Em todas as vezes que nos encontrávamos eu sempre perguntava se eles precisavam de alguma coisa, se eles tinha o que comer. Ele sempre dizia: “Preocupa não, moça. A gente tá se virando.” Mas dessa vez, a resposta foi diferente:

-Hoje a gente tem fome. Eu não ligo não, mas a mulher preocupa, né. Preciso cuidar dela.

E foi a primeira e única vez de uma amizade de um ano que ele aceitou minha ajuda para comprar comida, me disse “Ó moça, que Deus abençoe, e se você precisar de qualquer coisa, você sempre vai ter a gente”. E mais uma vez matou a minha fome, que era de carinho e acolhimento numa época em que eu me sentia muito sozinha.

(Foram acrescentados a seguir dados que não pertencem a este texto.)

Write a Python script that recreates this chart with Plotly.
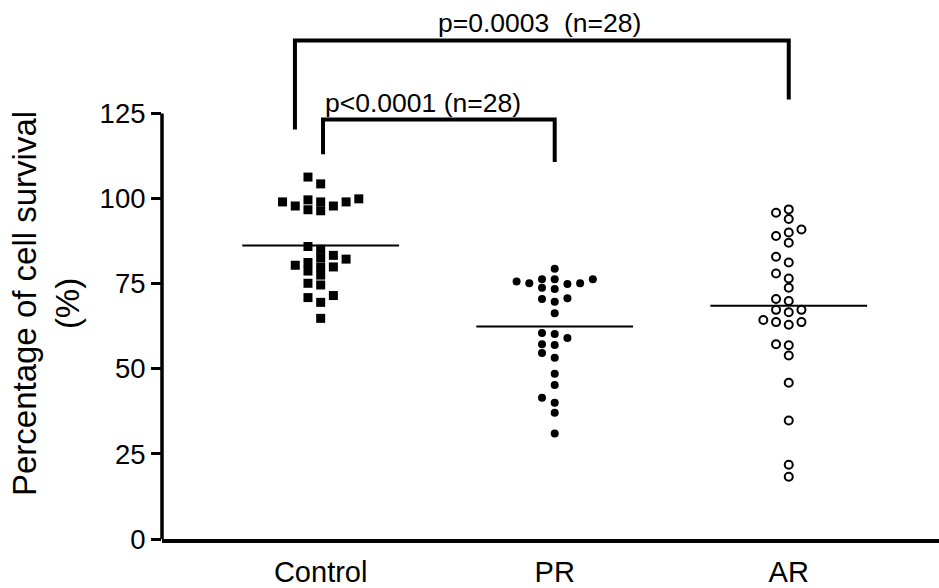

Depois disso, eles foram morar na frente de uma loja. Era inverno. De vez em quando eu ia lá levar alguma coisa pra eles comerem e uns agrados pros cachorrinhos. E, então, não os vi mais. Fiquei muito preocupada. E passados uns dois meses o encontrei na rua.

– Moço! Quanto tempo! Eu fiquei preocupada!

– Ah, moça! Tudo bom? Sabe que que é? Eu estava construindo um barraco novo! A gente trabalhou sem parar e deu certo. Fiz um cantinho nosso ali no pesqueiro de novo, no estacionamento agora. Vai lá visitar a gente!

Como era bom ver aquele sorriso de novo.

-Claro, vou sim! E vocês precisam de alguma coisa? Os bichinhos estão bem?

-Não, moça. Obrigado! Sabia que abandonaram uma cachorrinha lá no pesqueiro? Ela tem medo de sair na rua com a gente. Então ela tá lá no sofá. Deixei comida e água pra ela lá perto. Precisa ver que dó. Aí agora já são 4 cachorros e 3 gatos.

E matou as minhas fomes de determinação, de alegria e de bondade.

-Que bom! Fico muito contente, então posso levar o almoço de hoje pra comemorar a casa nova?

-Não preocupa não!

-Mas é pra comemorar! Como festa da casa nova!

-Então a gente aceita!

-E como eu sei que vocês estão em casa pra eu poder parar lá?

-Meu carrinho sempre tem a bandeira do Brasil pendurada bem grande, não tem como errar.

E matou a minha fome de esperança.

Desde então, eles me alimentam. Com amizade, carinho e lições de vida, e matam minha fome de caridade, felicidade e tranquilidade, me mostrando a cada dia que tudo na vida é saboroso, nutritivo e essencial para sustentar nosso corpo e nossa alma, até mesmo as frutas mais ácidas e as folhas mais amargas que a vida nos dá. Devemos nos alimentar de tudo que nos é ofertado com a mais terna gratidão, pois muitas vezes, os alimentos menos deliciosos podem ser os mais importantes para o nosso crescimento, e, depois, os frutos doces sempre amadurecem e aí, então, é só se deliciar com o doce da vida.